Федор, умело управляя подводой, въехал в лес. Он знал здесь только одно место, где можно было остановиться на время. Это охотничий дом, выстроенный еще после Первой мировой охотниками. До него подвода могла не доехать, дождь размыл дорогу. Но Федор не позволял себе таких мыслей, ему, во что бы то ни стало нужно было думать о хорошем. И хотя подвода то и дело грузла в выбоинах, его полудохлая кобыла умудрялась все же ее вытащить из ямы и продолжать движение. Через некоторое время Федор завидел охотничий дом.
– Вона, вишь, Матрона, очертания дома, туды мы и путь держим, – прошептал Федор.
– Вижу, Федь, вижу, и сдается мне, мы не одни такие умные с тобой, погляди на трубу.

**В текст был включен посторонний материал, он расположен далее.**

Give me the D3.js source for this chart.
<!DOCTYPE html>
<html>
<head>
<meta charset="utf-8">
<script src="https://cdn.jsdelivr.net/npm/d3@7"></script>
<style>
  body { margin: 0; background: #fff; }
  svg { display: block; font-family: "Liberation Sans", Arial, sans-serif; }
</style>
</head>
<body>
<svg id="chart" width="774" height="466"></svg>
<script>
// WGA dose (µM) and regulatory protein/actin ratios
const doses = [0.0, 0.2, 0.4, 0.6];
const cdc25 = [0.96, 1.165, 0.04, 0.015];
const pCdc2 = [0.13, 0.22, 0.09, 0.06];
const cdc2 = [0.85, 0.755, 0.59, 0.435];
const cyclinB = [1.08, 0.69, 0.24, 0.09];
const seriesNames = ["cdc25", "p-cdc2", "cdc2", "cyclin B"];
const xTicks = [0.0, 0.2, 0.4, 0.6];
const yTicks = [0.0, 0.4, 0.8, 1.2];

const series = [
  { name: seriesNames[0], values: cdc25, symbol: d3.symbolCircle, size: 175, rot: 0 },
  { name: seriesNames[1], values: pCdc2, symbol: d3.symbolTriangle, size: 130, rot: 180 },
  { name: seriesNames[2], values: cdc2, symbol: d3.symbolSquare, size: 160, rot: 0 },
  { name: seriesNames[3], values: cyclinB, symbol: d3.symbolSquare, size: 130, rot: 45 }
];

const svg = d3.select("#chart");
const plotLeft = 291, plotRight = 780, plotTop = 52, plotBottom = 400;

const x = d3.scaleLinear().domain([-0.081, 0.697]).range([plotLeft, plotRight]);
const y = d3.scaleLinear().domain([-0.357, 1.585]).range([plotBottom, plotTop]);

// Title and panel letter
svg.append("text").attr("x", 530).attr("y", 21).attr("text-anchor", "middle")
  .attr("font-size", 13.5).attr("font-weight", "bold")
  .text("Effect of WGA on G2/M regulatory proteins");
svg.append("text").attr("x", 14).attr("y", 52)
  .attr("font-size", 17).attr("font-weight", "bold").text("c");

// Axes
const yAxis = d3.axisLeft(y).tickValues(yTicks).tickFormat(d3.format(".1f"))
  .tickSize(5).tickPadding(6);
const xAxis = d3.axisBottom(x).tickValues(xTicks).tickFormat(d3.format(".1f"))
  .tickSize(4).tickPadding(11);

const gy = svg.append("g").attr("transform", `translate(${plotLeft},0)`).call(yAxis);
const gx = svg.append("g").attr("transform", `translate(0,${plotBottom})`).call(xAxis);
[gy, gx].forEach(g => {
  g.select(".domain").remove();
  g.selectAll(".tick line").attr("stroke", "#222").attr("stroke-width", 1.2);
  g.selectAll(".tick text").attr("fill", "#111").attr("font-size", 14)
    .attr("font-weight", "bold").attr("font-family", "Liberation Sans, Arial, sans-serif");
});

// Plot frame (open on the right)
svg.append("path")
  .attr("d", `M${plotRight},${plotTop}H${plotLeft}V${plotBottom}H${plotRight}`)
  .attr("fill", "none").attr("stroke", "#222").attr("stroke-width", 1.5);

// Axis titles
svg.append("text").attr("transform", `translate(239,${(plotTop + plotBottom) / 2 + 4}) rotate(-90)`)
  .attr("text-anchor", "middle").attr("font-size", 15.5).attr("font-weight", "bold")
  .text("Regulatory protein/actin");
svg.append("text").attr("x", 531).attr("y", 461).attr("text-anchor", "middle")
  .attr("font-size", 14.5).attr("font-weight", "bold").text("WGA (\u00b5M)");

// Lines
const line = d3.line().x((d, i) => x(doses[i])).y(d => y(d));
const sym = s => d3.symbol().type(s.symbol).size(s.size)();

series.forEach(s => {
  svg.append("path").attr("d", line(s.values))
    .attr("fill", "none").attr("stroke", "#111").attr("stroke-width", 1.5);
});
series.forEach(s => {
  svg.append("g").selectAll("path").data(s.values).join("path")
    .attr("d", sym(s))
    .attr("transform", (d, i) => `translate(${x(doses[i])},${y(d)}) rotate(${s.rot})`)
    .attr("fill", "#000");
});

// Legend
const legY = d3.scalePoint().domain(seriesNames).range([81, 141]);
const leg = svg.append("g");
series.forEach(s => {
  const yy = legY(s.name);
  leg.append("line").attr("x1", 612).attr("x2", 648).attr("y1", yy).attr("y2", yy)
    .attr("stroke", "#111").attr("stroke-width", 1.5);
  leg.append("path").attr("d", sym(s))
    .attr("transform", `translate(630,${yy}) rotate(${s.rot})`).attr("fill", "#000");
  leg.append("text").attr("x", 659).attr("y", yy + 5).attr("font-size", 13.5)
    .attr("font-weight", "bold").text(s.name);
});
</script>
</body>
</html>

Федор взглянул на трубу дома, из нее шел еле заметный дымок.
– Ничего, Матрон, выбора у нас нет и назад дороги – тож. Ночь нам надо где-то спать, вон, гляди, у нас детей воз и маленькая тележка, – улыбаясь, пошутил Федор.

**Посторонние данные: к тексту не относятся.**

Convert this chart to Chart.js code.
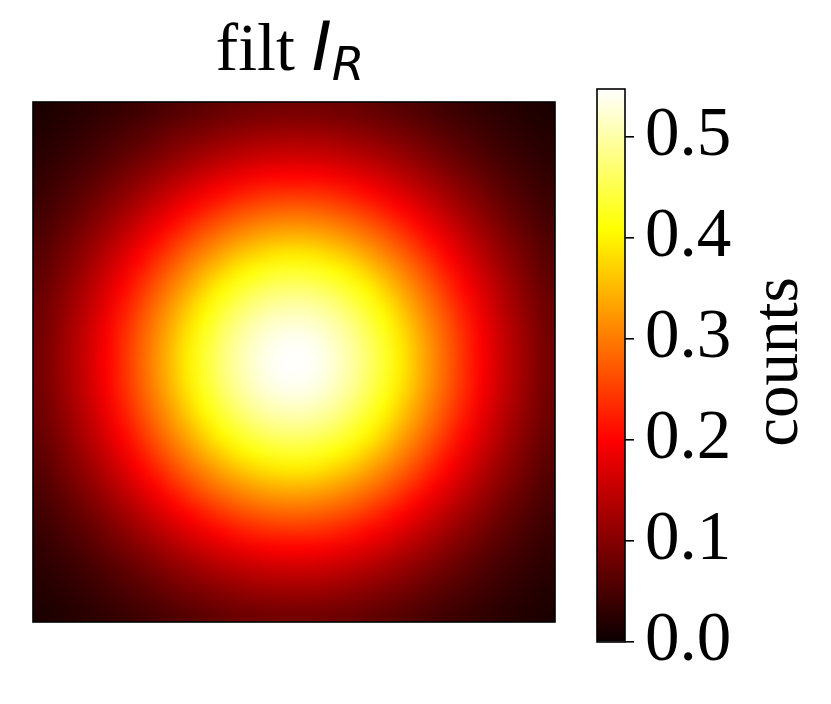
<!DOCTYPE html>
<html>
<head>
<meta charset="utf-8">
<title>filt I_R</title>
<script src="https://cdn.jsdelivr.net/npm/chart.js@4/dist/chart.umd.min.js"></script>
<style>
  html, body { margin: 0; padding: 0; background: #fff; }
  #wrap { position: relative; width: 831px; height: 704px; }
  #wrap canvas { position: absolute; left: 0; top: 0; }
</style>
</head>
<body>
<div id="wrap">
  <canvas id="heat" width="831" height="704"></canvas>
  <canvas id="cbar" width="831" height="704"></canvas>
</div>
<script>
/* global Chart */
'use strict';

/* Data */

// filtered image, 32 x 32 cells, row 0 = top
const counts = [
  [.014,.018,.022,.027,.032,.038,.044,.050,.057,.063,.069,.075,.080,.083,.086,.087,.087,.086,.083,.080,.075,.069,.063,.057,.050,.044,.038,.032,.027,.022,.018,.014],
  [.018,.022,.027,.033,.040,.047,.055,.063,.072,.080,.087,.094,.100,.105,.108,.110,.110,.108,.105,.100,.094,.087,.080,.072,.063,.055,.047,.040,.033,.027,.022,.018],
  [.022,.027,.034,.041,.050,.059,.068,.078,.089,.099,.108,.117,.124,.130,.134,.136,.136,.134,.130,.124,.117,.108,.099,.089,.078,.068,.059,.050,.041,.034,.027,.022],
  [.027,.033,.041,.050,.060,.071,.083,.095,.108,.120,.132,.142,.151,.158,.163,.165,.165,.163,.158,.151,.142,.132,.120,.108,.095,.083,.071,.060,.050,.041,.033,.027],
  [.032,.040,.050,.060,.072,.086,.100,.115,.130,.144,.158,.171,.181,.190,.196,.199,.199,.196,.190,.181,.171,.158,.144,.130,.115,.100,.086,.072,.060,.050,.040,.032],
  [.038,.047,.059,.071,.086,.102,.118,.136,.153,.171,.187,.202,.215,.225,.232,.235,.235,.232,.225,.215,.202,.187,.171,.153,.136,.118,.102,.086,.071,.059,.047,.038],
  [.044,.055,.068,.083,.100,.118,.138,.158,.179,.199,.218,.235,.250,.262,.270,.274,.274,.270,.262,.250,.235,.218,.199,.179,.158,.138,.118,.100,.083,.068,.055,.044],
  [.050,.063,.078,.095,.115,.136,.158,.181,.205,.228,.250,.270,.287,.300,.310,.314,.314,.310,.300,.287,.270,.250,.228,.205,.181,.158,.136,.115,.095,.078,.063,.050],
  [.057,.072,.089,.108,.130,.153,.179,.205,.232,.258,.283,.305,.324,.339,.350,.355,.355,.350,.339,.324,.305,.283,.258,.232,.205,.179,.153,.130,.108,.089,.072,.057],
  [.063,.080,.099,.120,.144,.171,.199,.228,.258,.287,.314,.339,.361,.377,.389,.395,.395,.389,.377,.361,.339,.314,.287,.258,.228,.199,.171,.144,.120,.099,.080,.063],
  [.069,.087,.108,.132,.158,.187,.218,.250,.283,.314,.345,.372,.396,.414,.427,.434,.434,.427,.414,.396,.372,.345,.314,.283,.250,.218,.187,.158,.132,.108,.087,.069],
  [.075,.094,.117,.142,.171,.202,.235,.270,.305,.339,.372,.402,.427,.447,.461,.468,.468,.461,.447,.427,.402,.372,.339,.305,.270,.235,.202,.171,.142,.117,.094,.075],
  [.080,.100,.124,.151,.181,.215,.250,.287,.324,.361,.396,.427,.454,.475,.490,.497,.497,.490,.475,.454,.427,.396,.361,.324,.287,.250,.215,.181,.151,.124,.100,.080],
  [.083,.105,.130,.158,.190,.225,.262,.300,.339,.377,.414,.447,.475,.497,.512,.520,.520,.512,.497,.475,.447,.414,.377,.339,.300,.262,.225,.190,.158,.130,.105,.083],
  [.086,.108,.134,.163,.196,.232,.270,.310,.350,.389,.427,.461,.490,.512,.529,.537,.537,.529,.512,.490,.461,.427,.389,.350,.310,.270,.232,.196,.163,.134,.108,.086],
  [.087,.110,.136,.165,.199,.235,.274,.314,.355,.395,.434,.468,.497,.520,.537,.545,.545,.537,.520,.497,.468,.434,.395,.355,.314,.274,.235,.199,.165,.136,.110,.087],
  [.087,.110,.136,.165,.199,.235,.274,.314,.355,.395,.434,.468,.497,.520,.537,.545,.545,.537,.520,.497,.468,.434,.395,.355,.314,.274,.235,.199,.165,.136,.110,.087],
  [.086,.108,.134,.163,.196,.232,.270,.310,.350,.389,.427,.461,.490,.512,.529,.537,.537,.529,.512,.490,.461,.427,.389,.350,.310,.270,.232,.196,.163,.134,.108,.086],
  [.083,.105,.130,.158,.190,.225,.262,.300,.339,.377,.414,.447,.475,.497,.512,.520,.520,.512,.497,.475,.447,.414,.377,.339,.300,.262,.225,.190,.158,.130,.105,.083],
  [.080,.100,.124,.151,.181,.215,.250,.287,.324,.361,.396,.427,.454,.475,.490,.497,.497,.490,.475,.454,.427,.396,.361,.324,.287,.250,.215,.181,.151,.124,.100,.080],
  [.075,.094,.117,.142,.171,.202,.235,.270,.305,.339,.372,.402,.427,.447,.461,.468,.468,.461,.447,.427,.402,.372,.339,.305,.270,.235,.202,.171,.142,.117,.094,.075],
  [.069,.087,.108,.132,.158,.187,.218,.250,.283,.314,.345,.372,.396,.414,.427,.434,.434,.427,.414,.396,.372,.345,.314,.283,.250,.218,.187,.158,.132,.108,.087,.069],
  [.063,.080,.099,.120,.144,.171,.199,.228,.258,.287,.314,.339,.361,.377,.389,.395,.395,.389,.377,.361,.339,.314,.287,.258,.228,.199,.171,.144,.120,.099,.080,.063],
  [.057,.072,.089,.108,.130,.153,.179,.205,.232,.258,.283,.305,.324,.339,.350,.355,.355,.350,.339,.324,.305,.283,.258,.232,.205,.179,.153,.130,.108,.089,.072,.057],
  [.050,.063,.078,.095,.115,.136,.158,.181,.205,.228,.250,.270,.287,.300,.310,.314,.314,.310,.300,.287,.270,.250,.228,.205,.181,.158,.136,.115,.095,.078,.063,.050],
  [.044,.055,.068,.083,.100,.118,.138,.158,.179,.199,.218,.235,.250,.262,.270,.274,.274,.270,.262,.250,.235,.218,.199,.179,.158,.138,.118,.100,.083,.068,.055,.044],
  [.038,.047,.059,.071,.086,.102,.118,.136,.153,.171,.187,.202,.215,.225,.232,.235,.235,.232,.225,.215,.202,.187,.171,.153,.136,.118,.102,.086,.071,.059,.047,.038],
  [.032,.040,.050,.060,.072,.086,.100,.115,.130,.144,.158,.171,.181,.190,.196,.199,.199,.196,.190,.181,.171,.158,.144,.130,.115,.100,.086,.072,.060,.050,.040,.032],
  [.027,.033,.041,.050,.060,.071,.083,.095,.108,.120,.132,.142,.151,.158,.163,.165,.165,.163,.158,.151,.142,.132,.120,.108,.095,.083,.071,.060,.050,.041,.033,.027],
  [.022,.027,.034,.041,.050,.059,.068,.078,.089,.099,.108,.117,.124,.130,.134,.136,.136,.134,.130,.124,.117,.108,.099,.089,.078,.068,.059,.050,.041,.034,.027,.022],
  [.018,.022,.027,.033,.040,.047,.055,.063,.072,.080,.087,.094,.100,.105,.108,.110,.110,.108,.105,.100,.094,.087,.080,.072,.063,.055,.047,.040,.033,.027,.022,.018],
  [.014,.018,.022,.027,.032,.038,.044,.050,.057,.063,.069,.075,.080,.083,.086,.087,.087,.086,.083,.080,.075,.069,.063,.057,.050,.044,.038,.032,.027,.022,.018,.014]
];

// colour scale limits and colorbar ticks
const vmin = 0;
const vmax = 0.547;
const cbarTicks = [0.0, 0.1, 0.2, 0.3, 0.4, 0.5];

// texts
const titleText = 'filt ';
const titleMath = 'I';
const titleSub = 'R';
const cbarLabel = 'counts';


/* matplotlib 'hot' colormap */

function hotParts(t) {
  t = Math.max(0, Math.min(1, t));
  const r = t < 0.365079 ? 0.0416 + (1 - 0.0416) * t / 0.365079 : 1;
  const g = t < 0.365079 ? 0 : (t < 0.746032 ? (t - 0.365079) / (0.746032 - 0.365079) : 1);
  const b = t < 0.746032 ? 0 : (t - 0.746032) / (1 - 0.746032);
  return [Math.round(r * 255), Math.round(g * 255), Math.round(b * 255)];
}

function hotRGB(t) {
  return 'rgb(' + hotParts(t).join(',') + ')';
}

const nRows = counts.length;
const nCols = counts[0].length;

const cells = [];
counts.forEach(function(row, r) {
  row.forEach(function(v, c) {
    cells.push({ x: c + 0.5, y: r + 0.5, v: v });
  });
});


/* Heatmap */

// every cell becomes one pixel of a small image, which is then drawn
// into the plot area (bilinear, like imshow with interpolation)
const heatmapPlugin = {
  id: 'heatmap',
  beforeDatasetsDraw(chart) {
    const ctx = chart.ctx;
    const xs = chart.scales.x;
    const ys = chart.scales.y;
    const img = document.createElement('canvas');
    img.width = nCols;
    img.height = nRows;
    const ictx = img.getContext('2d');
    const pix = ictx.createImageData(nCols, nRows);
    chart.data.datasets[0].data.forEach(function(p) {
      const i = ((p.y - 0.5) * nCols + (p.x - 0.5)) * 4;
      const c = hotParts((p.v - vmin) / (vmax - vmin));
      pix.data[i] = c[0];
      pix.data[i + 1] = c[1];
      pix.data[i + 2] = c[2];
      pix.data[i + 3] = 255;
    });
    ictx.putImageData(pix, 0, 0);

    const x0 = xs.getPixelForValue(0);
    const x1 = xs.getPixelForValue(nCols);
    const y0 = ys.getPixelForValue(0);
    const y1 = ys.getPixelForValue(nRows);
    ctx.save();
    ctx.imageSmoothingEnabled = true;
    ctx.imageSmoothingQuality = 'high';
    ctx.drawImage(img, x0, y0, x1 - x0, y1 - y0);
    ctx.restore();
  },
  afterDraw(chart) {
    const ctx = chart.ctx;
    const a = chart.chartArea;
    ctx.save();
    ctx.strokeStyle = '#000';
    ctx.lineWidth = 1.6;
    ctx.strokeRect(a.left, a.top, a.right - a.left, a.bottom - a.top);

    // title: "filt" in serif, I_R as mathtext italic
    const serif = '68px "Liberation Serif"';
    const math = 'italic 68px "DejaVu Sans"';
    const sub = 'italic 47px "DejaVu Sans"';
    ctx.fillStyle = '#000';
    ctx.textBaseline = 'alphabetic';
    ctx.textAlign = 'left';
    ctx.font = serif; const w1 = ctx.measureText(titleText).width;
    ctx.font = math; const w2 = ctx.measureText(titleMath).width;
    ctx.font = sub; const w3 = ctx.measureText(titleSub).width;
    let x = (a.left + a.right) / 2 - 4 - (w1 + w2 + w3) / 2;
    const base = 70;
    ctx.font = serif; ctx.fillText(titleText, x, base); x += w1;
    ctx.font = math; ctx.fillText(titleMath, x, base); x += w2;
    ctx.font = sub; ctx.fillText(titleSub, x, base + 10);
    ctx.restore();
  }
};

const heatChart = new Chart(document.getElementById('heat'), {
  type: 'scatter',
  data: {
    datasets: [{ data: cells, pointRadius: 0, pointHoverRadius: 0 }]
  },
  options: {
    responsive: false,
    animation: false,
    events: [],
    layout: { padding: { left: 33, top: 102, right: 276, bottom: 82 } },
    plugins: { legend: { display: false }, tooltip: { enabled: false } },
    scales: {
      x: { type: 'linear', min: 0, max: nCols, display: false },
      y: { type: 'linear', min: 0, max: nRows, reverse: true, display: false }
    }
  },
  plugins: [heatmapPlugin]
});


/* Colorbar */

function hotGradient(chart) {
  const ys = chart.scales.y;
  if (!chart.chartArea || !ys) return '#000';
  const yb = ys.getPixelForValue(vmin);
  const yt = ys.getPixelForValue(vmax);
  if (!isFinite(yb) || !isFinite(yt)) return '#000';
  const g = chart.ctx.createLinearGradient(0, yb, 0, yt);
  [0, 0.365079, 0.746032, 1].forEach(function(s) {
    g.addColorStop(s, hotRGB(s));
  });
  return g;
}

const cbarPlugin = {
  id: 'cbarFrame',
  afterDraw(chart) {
    const ctx = chart.ctx;
    const a = chart.chartArea;
    ctx.save();
    ctx.strokeStyle = '#000';
    ctx.lineWidth = 1.6;
    ctx.strokeRect(a.left, a.top, a.right - a.left, a.bottom - a.top);
    // rotated label, reading bottom to top
    ctx.translate(797, 362);
    ctx.rotate(-Math.PI / 2);
    ctx.font = '65px "Liberation Serif"';
    ctx.fillStyle = '#000';
    ctx.textAlign = 'center';
    ctx.textBaseline = 'alphabetic';
    ctx.fillText(cbarLabel, 0, 0);
    ctx.restore();
  }
};

const cbarChart = new Chart(document.getElementById('cbar'), {
  type: 'bar',
  data: {
    labels: [cbarLabel],
    datasets: [{
      data: [vmax],
      backgroundColor: function(c) { return hotGradient(c.chart); },
      borderWidth: 0,
      barPercentage: 1,
      categoryPercentage: 1
    }]
  },
  options: {
    responsive: false,
    animation: false,
    events: [],
    layout: { padding: { left: 597, top: 89, right: 0, bottom: 62 } },
    plugins: { legend: { display: false }, tooltip: { enabled: false } },
    scales: {
      x: { display: false },
      y: {
        position: 'right',
        min: vmin,
        max: vmax,
        afterBuildTicks: function(axis) {
          axis.ticks = cbarTicks.map(function(v) { return { value: v }; });
        },
        afterFit: function(axis) { axis.width = 831 - 625; },
        border: { display: false },
        grid: { drawOnChartArea: false, drawTicks: true, tickLength: 9, color: '#000', lineWidth: 1.6 },
        ticks: {
          color: '#000',
          padding: 11,
          font: { family: 'Liberation Serif', size: 69 },
          callback: function(v) { return Number(v).toFixed(1); }
        }
      }
    }
  },
  plugins: [cbarPlugin]
});
</script>
</body>
</html>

– Я уж попривыкла, Федя. Знаю, что с тобой и горы свернуть можна, – ответила Матрона.
Они, добрались до дома, Федор приказал Матроне оставаться в подводе, а сам пошел в дом. У порога остановился, прислонил ухо к двери, прислушался и громко постучал. Внутри залаял пёс. Дверь отворилась, и в дверном проёме, держа керосиновую лампу в руках, появился мужчина.
– Ты кто таков? – грозно спросил обитатель охотничьего дома. Это был высокий крепкий мужчина, лет около сорока, с округлой бородой.
– Федор я. Сын Андреаса из Орла, – ответил Федор.
– Андреаса, говоришь? Того, что в ментуре работает? И чё тебе надо, Федор? – переспросил незнакомец.
– Я с семьей, у меня жена и четверо детей, мне ночлег нужен, другого дома здесь я не знаю.
– А где твой батя-мент, чё он тебя не приютил? – оскалившись по-собачьи, ответил грозно мужчина. – Шел бы ты, Федя, отсель, нету тут места тебе.
Внутри дома послышался громкий кашель.
– Ладно, раз так, поеду я дальше.
– Вот и ладненько, езжай, Федя, и про нас особо не говаривай никому, понял ты, отпрысок лягавый. Дверь громко захлопнулась, внутри опять послышался лай.
Федор вернулся к подводе.
– Матрон, тут такое дело. Похоже, кто-то, кого мы не знаем, в доме прячется, но батю моего они знают. Эти мужики там, недобрый у них взгляд, видать, скрываются здесь от комиссара и от войны. Но ты не дрейфь, я сейчас вас подальше в лес завезу, а сам вернусь, разведаю, кто и сколько их тут отсиживается.
– Федь, страшно, может, пёс с ними, в подводе переночуем, укутаемся в одёжи, вона у нас их сколько, – она кивнула головой в сторону края подводы.
– Может, ты права, Матреш, а коли они найдут нас, у нас и еда, и одежа. Ну, пошла! – он прикрикнул на кобылу. – Тоды как? А у них может и ружжо быть.
– Мне страшно, Федор, а коли они тебя убьют, как я без тебя?
– Меня не убьют, я их выманю по одному, поломаю слегонца и свяжу. А потом выпытаю, откуда они и чего не на войне, чего не защищают нашу Родину?
– Федь, а может, завтра? Ты устал, сноровка, поди, уже не та. Давай, Феденька, завтра, днем приглядишься за ними, оно-то при свете все ж видней.
– Умная ты у меня, Матреша, завтра – вернее. Решено. Сейчас надо найти ночлег. Где деревья погуще и кусты почаще.